Hal ini disoal anggota Badan Legislasi DPR Eva Monalisa ketika Rapat Dengar Pendapat Umum (RDPU) dengan mantan Wakil Presiden Jusuf Kalla dalam membahas revisi UU Pemerintahan Aceh di Gedung Nusantara I, Kompleks DPR, Senayan, Kamis, 11 September 2025.
Ia mengurai lewat jalur damai MoU Helsinki pada 2005 silam, lahir UU Pemerintahan Aceh yang memberikan wilayah kekhususan Aceh termasuk dana otonomi khususnya.
“Dana ini bukan sekadar transfer fiskal, ia adalah simbol dari rekonsiliasi sebuah jembatan untuk membangun kepercayaan, menata kembali kehidupan masyarakat Aceh,” ucap Eva.
Namun, ia menilai dana otonomi khusus yang digelontorkan pemerintah puluhan triliun hampir dua dekade ini untuk membangun Aceh, tidak sesuai dengan harapan.

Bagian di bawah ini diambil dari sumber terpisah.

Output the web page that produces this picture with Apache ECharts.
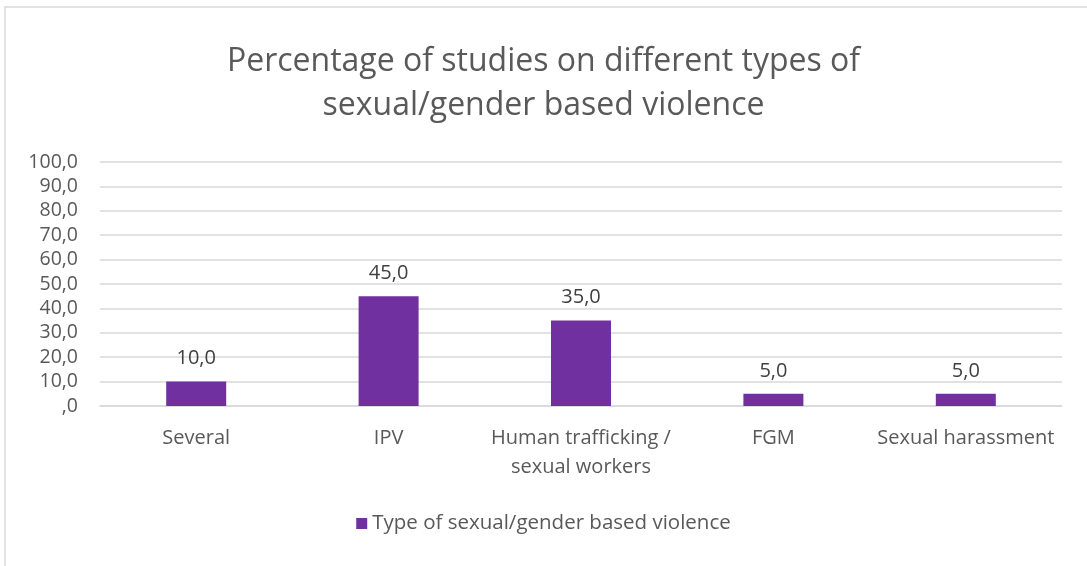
<!DOCTYPE html>
<html><head><meta charset="utf-8">
<script src="https://cdn.jsdelivr.net/npm/echarts@6/dist/echarts.min.js"></script>
<style>html,body{margin:0;padding:0;background:#fff}#c{width:1087px;height:566px}</style>
</head><body><div id="c"></div>
<script>
const categories = ['Several', 'IPV', 'Human trafficking /\nsexual workers', 'FGM', 'Sexual harassment'];
const values = [10.0, 45.0, 35.0, 5.0, 5.0];
const seriesName = 'Type of sexual/gender based violence';
const titleText = 'Percentage of studies on different types of\nsexual/gender based violence';

const fmt = v => { const s = Number(v).toFixed(1).replace('.', ','); return s.startsWith('0,') ? s.slice(1) : s; };
const FONT = 'Open Sans';
const chart = echarts.init(document.getElementById('c'));
chart.setOption({
  animation: false,
  textStyle: { fontFamily: FONT },
  graphic: [{ type: 'rect', shape: { x: 5, y: 7, width: 1100, height: 600 }, style: { fill: 'none', stroke: '#d9d9d9', lineWidth: 1.5 }, silent: true }],
  title: { text: titleText, left: 'center', top: 35, textStyle: { fontFamily: FONT, fontSize: 32, fontWeight: 'normal', color: '#595959', lineHeight: 44 } },
  legend: { bottom: 27, left: 'center', itemWidth: 11, itemHeight: 11, icon: 'rect', itemGap: 6, textStyle: { fontFamily: FONT, fontSize: 20.5, color: '#595959' }, data: [seriesName] },
  grid: { left: 100, right: 25, top: 162, bottom: 160, containLabel: false },
  xAxis: { type: 'category', data: categories,
    axisLine: { lineStyle: { color: '#d9d9d9', width: 1.5 } }, axisTick: { show: false },
    axisLabel: { fontFamily: FONT, fontSize: 20, color: '#595959', margin: 18, lineHeight: 29, interval: 0 } },
  yAxis: { type: 'value', min: 0, max: 100, interval: 10,
    axisLine: { show: false }, axisTick: { show: false },
    splitLine: { lineStyle: { color: '#d9d9d9', width: 1.5 } },
    axisLabel: { fontFamily: FONT, fontSize: 19.5, color: '#595959', margin: 22, formatter: fmt } },
  series: [{ name: seriesName, type: 'bar', data: values, barWidth: 60, itemStyle: { color: '#7030a0' },
    label: { show: true, position: 'top', distance: 13, fontFamily: FONT, fontSize: 20, color: '#404040', formatter: p => fmt(p.value) } }]
});
</script></body></html>
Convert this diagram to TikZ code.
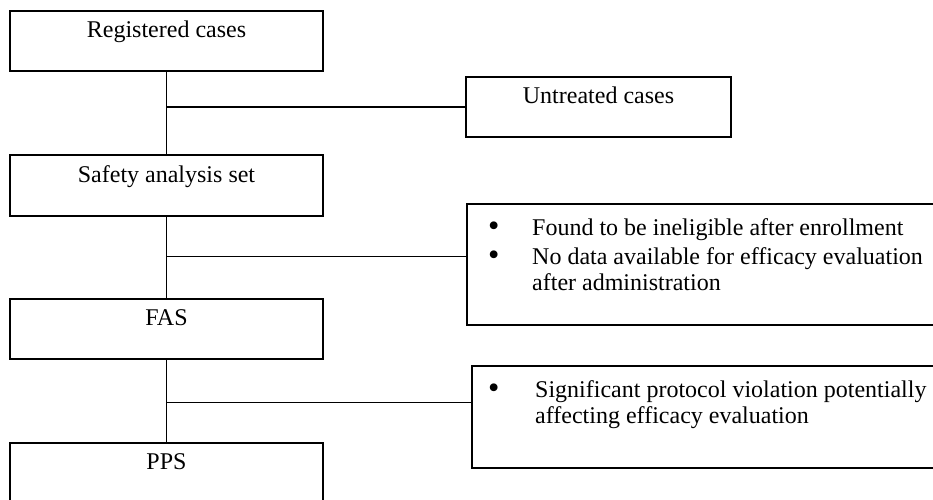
\documentclass[tikz,border=0pt]{standalone}
\usepackage{fontspec}
\setmainfont{Liberation Serif}
\usetikzlibrary{calc}

\begin{document}
\begin{tikzpicture}[x=1pt,y=-1pt]
  \tikzstyle{every node}=[font=\fontsize{24}{26}\selectfont]
  \tikzstyle{stage}=[draw,line width=1.6pt,inner sep=0pt,minimum width=313pt,text height=26pt,text depth=34pt]
  \tikzstyle{excl}=[draw,line width=1.6pt,inner sep=0pt,anchor=north west]
  \tikzstyle{items}=[anchor=base west,inner sep=0pt]
  \tikzstyle{link}=[line width=1.6pt]
  \newcommand{\bul}{\smash{\raisebox{-1.5pt}{\scalebox{1.35}{\textbullet}}}}
  \clip (0,0) rectangle (933,499);
  \node[stage] (reg) at (166.5,41) {Registered cases};
  \node[stage,minimum width=265pt] (unt) at (598.5,107) {Untreated cases};
  \node[stage,text height=27pt] (saf) at (166.5,185.5) {Safety analysis set};
  \node[stage] (fas) at (166.5,329) {FAS};
  \node[stage] (pps) at (166.5,473) {PPS};
  \node[excl,minimum width=480pt,minimum height=121pt] (exa) at (466,203) {};
  \node[excl,minimum width=475pt,minimum height=102pt] (exb) at (471,365) {};
  \node[items] (exatxt) at ($(exa.north west)+(22,32)$)
    {\begin{tabular}[t]{@{}p{44pt}@{}l@{}}
       \bul & Found to be ineligible after enrollment\\[3pt]
       \bul & No data available for efficacy evaluation\\
            & after administration
     \end{tabular}};
  \node[items] (exbtxt) at ($(exb.north west)+(17,32)$)
    {\begin{tabular}[t]{@{}p{47pt}@{}l@{}}
       \bul & Significant protocol violation potentially\\
            & affecting efficacy evaluation
     \end{tabular}};
  \coordinate (ja) at ($(reg.south)!0.43!(saf.north)$);
  \coordinate (jb) at ($(saf.south)!0.49!(fas.north)$);
  \coordinate (jc) at ($(fas.south)!0.52!(pps.north)$);
  \draw[link] (reg) -- (saf);
  \draw[link] (saf) -- (fas);
  \draw[link] (fas) -- (pps);
  \draw[link] (ja) -- (ja -| unt.west);
  \draw[link] (jb) -- (jb -| exa.west);
  \draw[link] (jc) -- (jc -| exb.west);
\end{tikzpicture}
\end{document}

“Nah tujuannya jelas untuk pendidikan, kesehatan, infrastruktur, pemberdayaan ekonomi, rakyat dan juga penguatan untuk syariat Islamnya. Namun kita juga harus jujur, hasilnya ini belum sebanding dengan harapan,” jelasnya.
“Jadi kalau yang kita lihat, bagi Aceh ini otsus ini jaminan keadilan, bagi Indonesia otosus ini adalah jaminan persatuan. Jadi ada dua kriteria yang berbeda untuk Aceh dan untuk Indonesia sendiri,” sambung dia.
Ia menilai perlu ada sikap tegas dari pemerintah dan meminta rakyat Aceh agar mandiri dari segi ekonomi dengan kata lain tidak terlalu tergantung dengan dana otonomi khusus pemerintah.
“Karena itu mungkin saya kira kita perlu bijak juga menyikapi pasca 2027 ini Aceh tetap mendapatkan ruang fiskal yang cukup, namun sekaligus didorong juga lebih mandiri. Sehingga damai yang kita rawat bersama ini tidak hanya berhenti pada kesepakatan politik, tetapi pada kesejahteraan rakyat,” tutupnya.